Forcing myself to write a story under fierce deadlines with no forgiveness is one of the most difficult things I have ever had to do. Some days, it’s fun. I certainly enjoy the challenge, and I thrive for the weight of half-a-ream of paper, with words I have written, to sit in my hands. However, there a moments where I hate everything to do with writing, my characters, and I completely doubt myself.
I daresay that this term of Camp NaNoWriMo was the most difficult I have ever endured.
About halfway through the story, I realized that the plot line was very similar to another story, one which I was much prouder of, with far more development. Additionally, I struggled with the fine line of original story vs. fanfiction in this one. Typically, I go above and beyond the 50,000 word suggested goal – with Sparky Jones, I annihilated it at about a 20% increase – but the last week or so of my most recent work, there was a certain level of plodding along, for the want of a better word. I woke up at approximately 6:30am on July 31st with a mission in mind. You know what that mission was?
“Screw this. I just need to finish the novel so I can win. I’ll fix it later.”
Even as I was writing some of the worst writing I have ever contrived, I was unhappy with it. There is a sickening feeling about finishing a book and knowing you are capable of better. It’s like finishing a dinner, but serving it without beverages.

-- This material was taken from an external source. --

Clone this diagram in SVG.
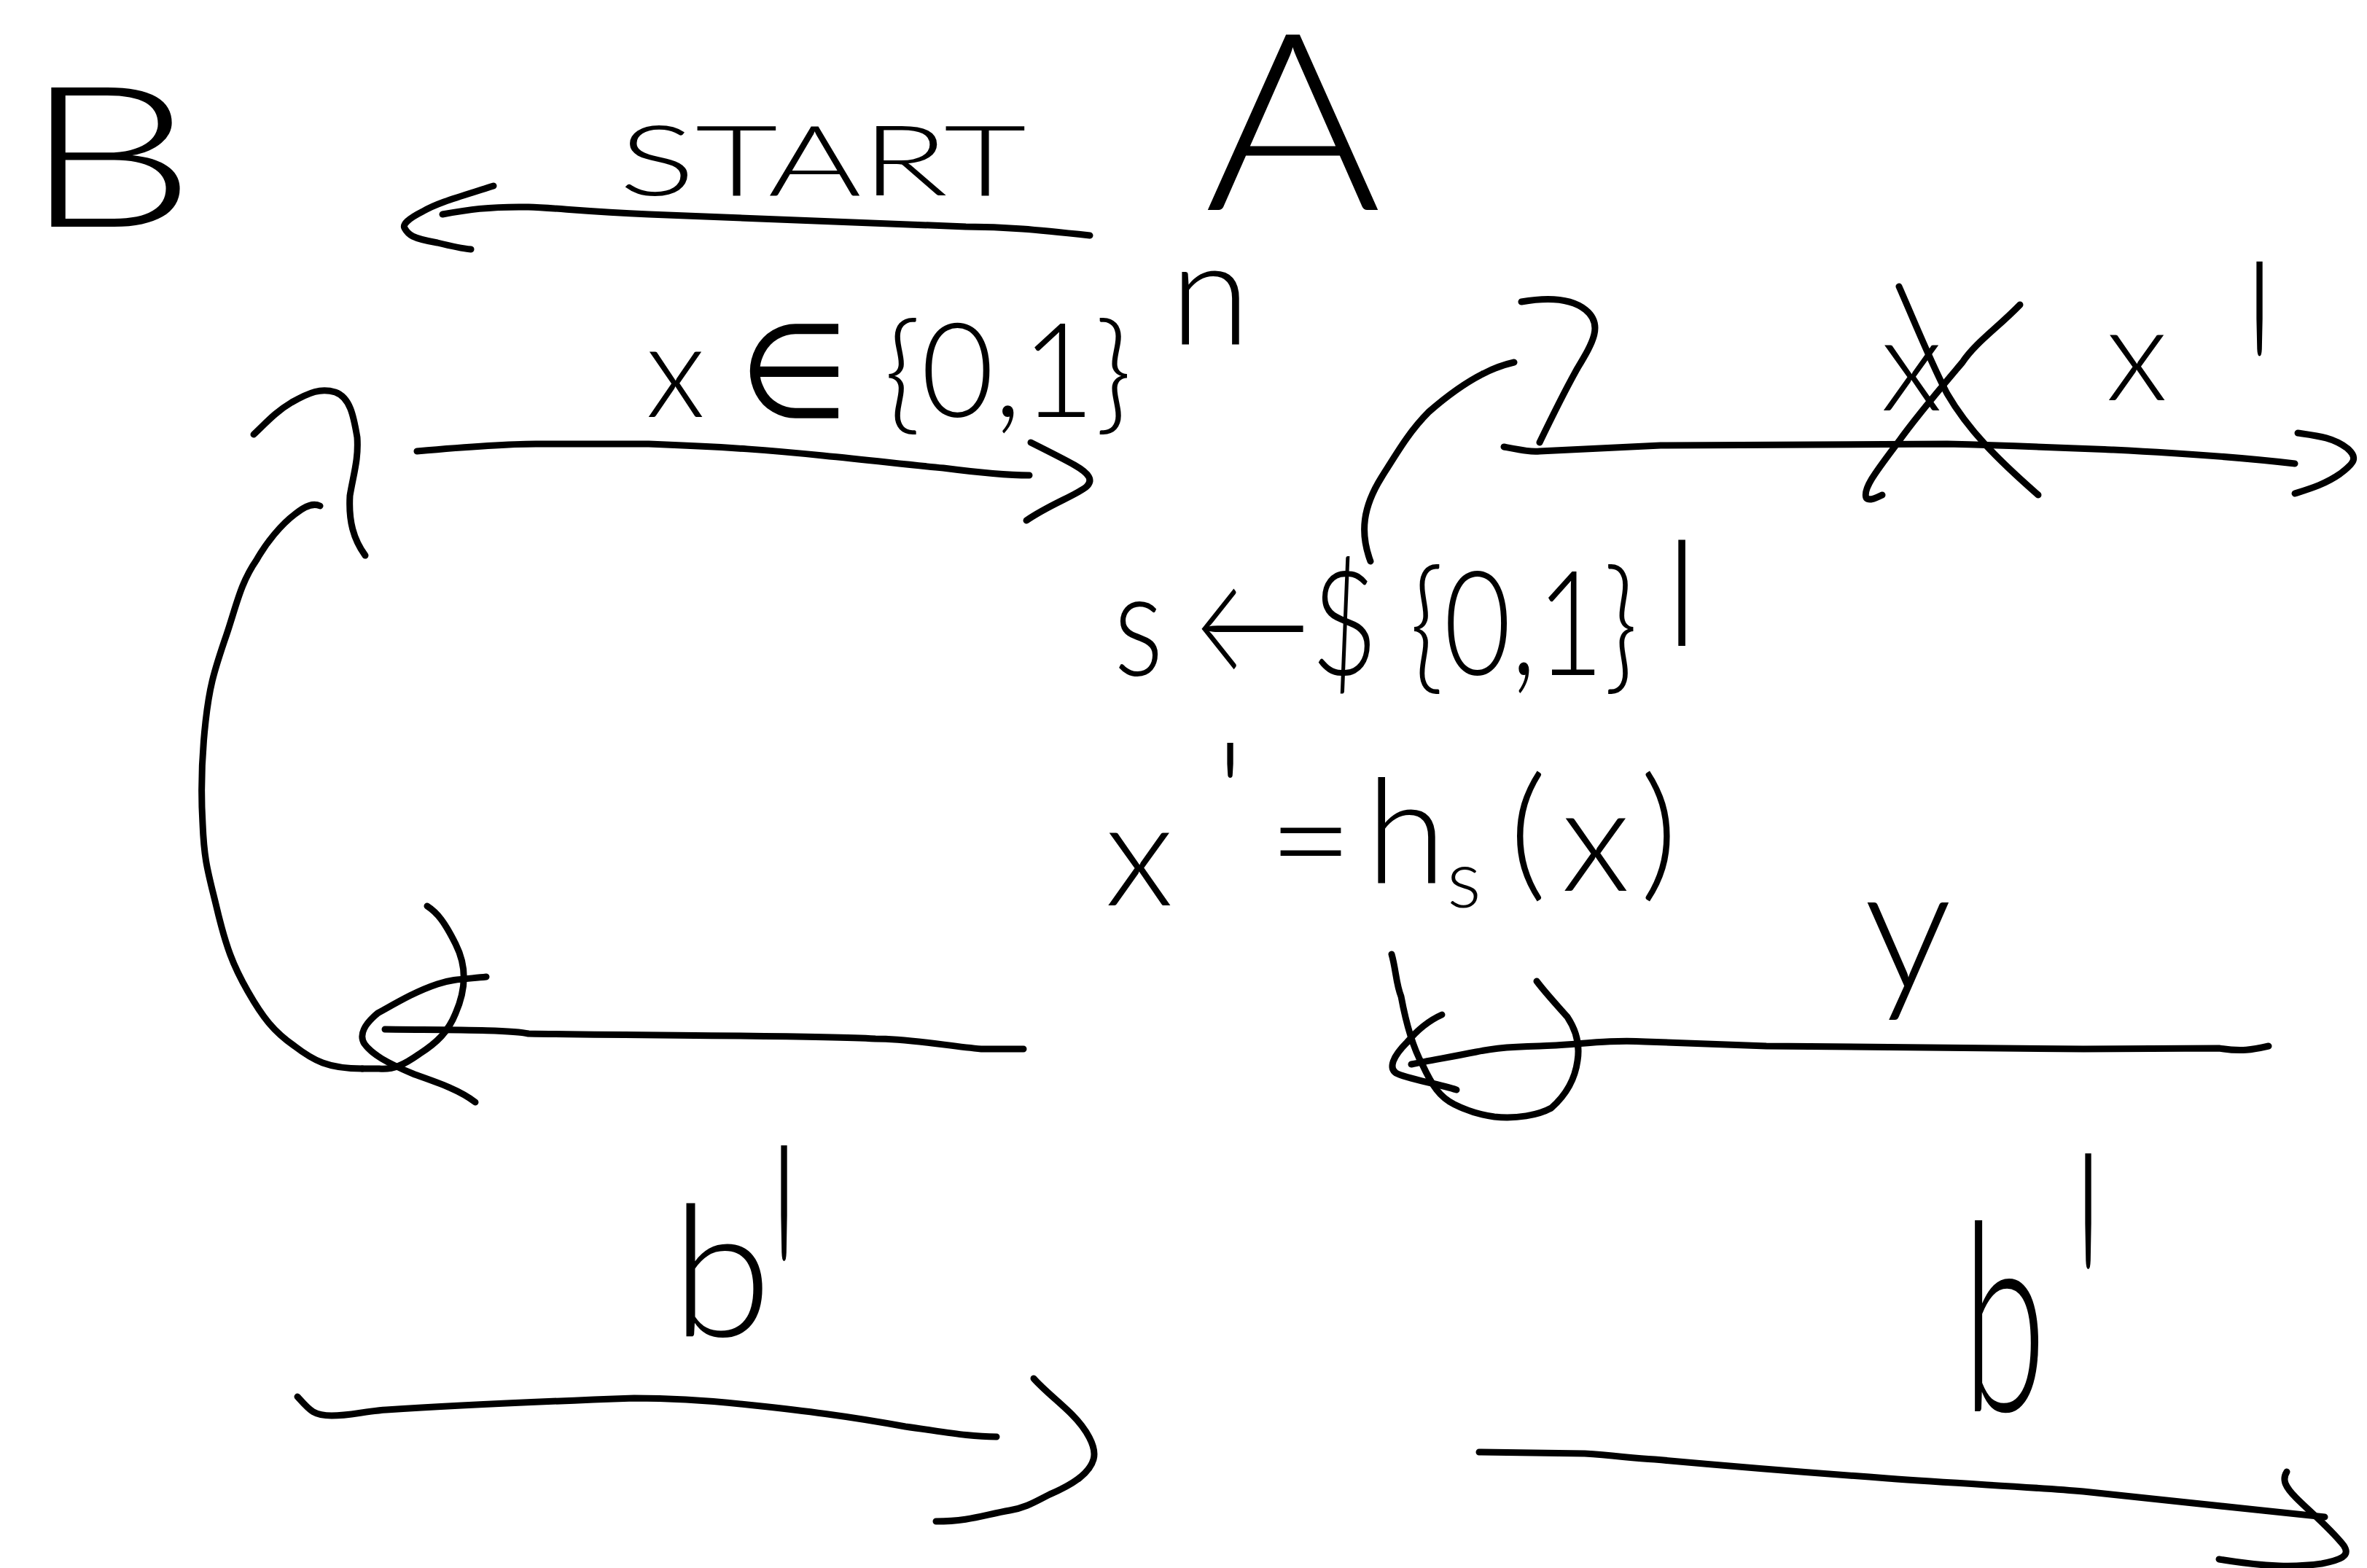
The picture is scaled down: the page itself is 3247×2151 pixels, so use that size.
<svg xmlns="http://www.w3.org/2000/svg" width="3247" height="2151" viewBox="0 0 3247 2151">
<style>
  .ink { fill: none; stroke: #000; stroke-width: 9; stroke-linecap: round; stroke-linejoin: round; }
  .t { font-family: Lato, "Liberation Sans", sans-serif; font-weight: 300; fill: #000; }
  .sym { font-family: "DejaVu Sans", sans-serif; font-weight: 200; }
</style>
<rect width="3247" height="2151" fill="#fff"/>
<g id="node-B"><text class="t" x="31" y="311" font-size="270" textLength="238" lengthAdjust="spacingAndGlyphs">B</text></g>
<g id="node-A"><text class="t" x="1652" y="288" font-size="340" textLength="243" lengthAdjust="spacingAndGlyphs">A</text></g>
<g id="label-start"><text class="t" x="849" y="268" font-size="135" textLength="559" lengthAdjust="spacingAndGlyphs">START</text></g>
<g id="label-x-in">
  <text class="t" x="886" y="572" font-size="180" textLength="667" lengthAdjust="spacingAndGlyphs">x <tspan class="sym">∈</tspan> {0,1}</text>
  <text class="t" x="1605" y="472" font-size="200">n</text>
</g>
<g id="label-xprime-top">
  <text class="t" x="2580" y="563" font-size="180">x</text>
  <text class="t" x="2889" y="549" font-size="180">x</text>
  <text class="t" font-size="200" transform="translate(3080,352) scale(1,2.7)" y="144">'</text>
</g>
<g id="label-s">
  <text class="t" x="1528" y="926" font-size="200" textLength="719" lengthAdjust="spacingAndGlyphs">s ←$ {0,1}</text>
  <text class="t" x="2285" y="886" font-size="200">l</text>
</g>
<g id="label-h">
  <text class="t" font-size="200">
    <tspan x="1516" y="1242">x</tspan><tspan x="1668" y="1160">'</tspan><tspan x="1740" y="1222">=</tspan><tspan x="1874" y="1211">h</tspan><tspan x="1985" y="1245" font-size="110">s</tspan><tspan x="2070" y="1210">(</tspan><tspan x="2142" y="1222">x</tspan><tspan x="2250" y="1210">)</tspan>
  </text>
</g>
<g id="label-y"><text class="t" x="2557" y="1357" font-size="240">y</text></g>
<g id="label-bprime-left">
  <text class="t" x="921" y="1833" font-size="250">b</text>
  <text class="t" font-size="200" transform="translate(1056,1563) scale(1,3.3)" y="144">'</text>
</g>
<g id="label-bprime-right">
  <text class="t" x="2692" y="1936" font-size="360" textLength="115" lengthAdjust="spacingAndGlyphs">b</text>
  <text class="t" font-size="200" transform="translate(2845,1574) scale(1,3.3)" y="144">'</text>
</g>
<g id="connectors">
  <!-- START arrow A -> B -->
  <path class="ink" d="M1495,323 C1420,315 1380,311 1325,311 L890,294 C800,290 760,285 725,284 C670,283 640,288 607,294"/>
  <path class="ink" d="M677,255 C630,270 600,278 580,290 C560,300 552,308 555,313 C560,322 565,327 600,333 C620,338 635,341 646,342"/>
  <!-- x arrow B -> A -->
  <path class="ink" d="M572,619 C640,613 690,609 735,609 L890,609 C1000,613 1060,618 1129,625 C1200,632 1250,638 1294,642 C1340,648 1380,652 1412,652"/>
  <path class="ink" d="M1414,607 C1440,620 1460,630 1474,638 C1495,650 1500,659 1490,668 C1475,680 1440,692 1408,714"/>
  <!-- hook curve near A -->
  <path class="ink" d="M2087,414 C2110,410 2150,405 2175,425 C2200,445 2185,470 2164,505 C2150,530 2125,580 2112,607"/>
  <path class="ink" d="M2077,497 C2040,505 2000,530 1960,565 C1935,590 1920,615 1895,655 C1870,695 1865,730 1880,770"/>
  <!-- x' arrow to the right -->
  <path class="ink" d="M2063,613 C2090,618 2100,620 2112,619 L2278,611 L2671,609 C2780,612 2850,615 2899,617 C3000,622 3080,628 3148,636"/>
  <path class="ink" d="M3152,594 C3180,598 3200,600 3220,615 C3235,628 3230,635 3210,650 C3190,664 3170,670 3148,677"/>
  <!-- cross-out over x -->
  <path class="ink" d="M2605,393 C2630,450 2650,500 2671,540 C2700,590 2740,630 2796,679"/>
  <path class="ink" d="M2771,418 C2740,450 2710,470 2692,497 C2660,535 2630,570 2605,605 C2575,645 2555,670 2560,683 C2565,688 2575,682 2582,679"/>
  <!-- y arrow to the left -->
  <path class="ink" d="M3112,1435 C3090,1440 3075,1443 3044,1438 L2858,1439 L2423,1435 L2257,1429 C2200,1426 2160,1434 2112,1435 C2060,1436 2040,1440 2025,1443 C1990,1450 1960,1455 1936,1460"/>
  <path class="ink" d="M1978,1392 C1960,1400 1945,1412 1930,1430 C1910,1450 1905,1465 1915,1472 C1930,1480 1970,1486 1998,1495"/>
  <path class="ink" d="M1909,1309 C1915,1330 1915,1350 1922,1367 C1930,1410 1940,1440 1951,1460 C1965,1490 1975,1505 1995,1515 C2015,1525 2035,1530 2050,1532 C2080,1535 2110,1530 2128,1520 C2145,1505 2160,1485 2164,1455 C2168,1430 2160,1410 2150,1395 C2135,1378 2120,1362 2108,1346"/>
  <!-- lower-left arrow to the left -->
  <path class="ink" d="M1404,1439 C1380,1439 1360,1439 1346,1439 C1300,1435 1250,1425 1201,1425 C1100,1420 900,1421 725,1418 C700,1412 600,1413 528,1412"/>
  <path class="ink" d="M667,1340 C640,1343 620,1343 600,1350 C570,1360 545,1375 518,1390 C500,1405 492,1420 500,1432 C510,1446 530,1458 569,1474 C600,1485 630,1495 652,1512"/>
  <path class="ink" d="M586,1243 C600,1252 610,1265 625,1295 C640,1325 640,1355 625,1390 C615,1415 600,1430 575,1446 C555,1460 540,1468 520,1466 C505,1466 500,1466 497,1466"/>
  <!-- big left curve up to the x arrow -->
  <path class="ink" d="M497,1466 C450,1466 430,1455 404,1435 C375,1415 360,1395 340,1360 C320,1325 310,1300 296,1240 C285,1195 280,1180 278,1130 C275,1080 277,1035 282,990 C287,945 292,925 311,870 C325,828 330,800 352,768 C365,745 385,720 405,705 C420,693 430,690 439,694"/>
  <path class="ink" d="M348,596 C365,580 378,565 400,552 C425,538 440,532 460,538 C480,545 485,570 490,600 C492,630 485,650 480,680 C478,715 485,740 501,762"/>
  <!-- b' left arrow to the right -->
  <path class="ink" d="M408,1916 C425,1935 430,1942 455,1942 C480,1942 500,1936 530,1934 C650,1926 760,1922 870,1918 C930,1918 990,1923 1035,1928 C1100,1935 1160,1942 1242,1957 C1300,1965 1330,1971 1367,1971"/>
  <path class="ink" d="M1418,1891 C1430,1905 1455,1925 1470,1940 C1490,1960 1505,1985 1500,2002 C1495,2020 1475,2035 1440,2050 C1420,2060 1408,2068 1385,2072 C1350,2078 1330,2087 1284,2087"/>
  <!-- b' right arrow to the right -->
  <path class="ink" d="M2029,1992 L2174,1994 C2220,1997 2240,2001 2270,2002 C2380,2012 2480,2020 2589,2028 C2700,2036 2790,2040 2858,2046 C2980,2058 3080,2070 3189,2081"/>
  <path class="ink" d="M3137,2019 C3130,2030 3135,2040 3150,2055 C3170,2075 3195,2095 3215,2120 C3225,2135 3210,2140 3185,2145 C3150,2150 3110,2150 3044,2139"/>
</g>
</svg>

After much ado, I am not-so-proud to present Beyond the Silver Screen: the tale of Hattie, a flutist from the golden years, who finds herself running through sixty years of cinematic achievement in search of her friend, who seeks to breach the portal between fiction and reality.
Meanwhile, I rest at ease knowing that no NaNoNovel sees the light of day without my permission first, and she will be well edited before being released to any of my peers.
Have you ever found yourself in the position to choose between a deadline and preserving the quality of your work? What did you pick?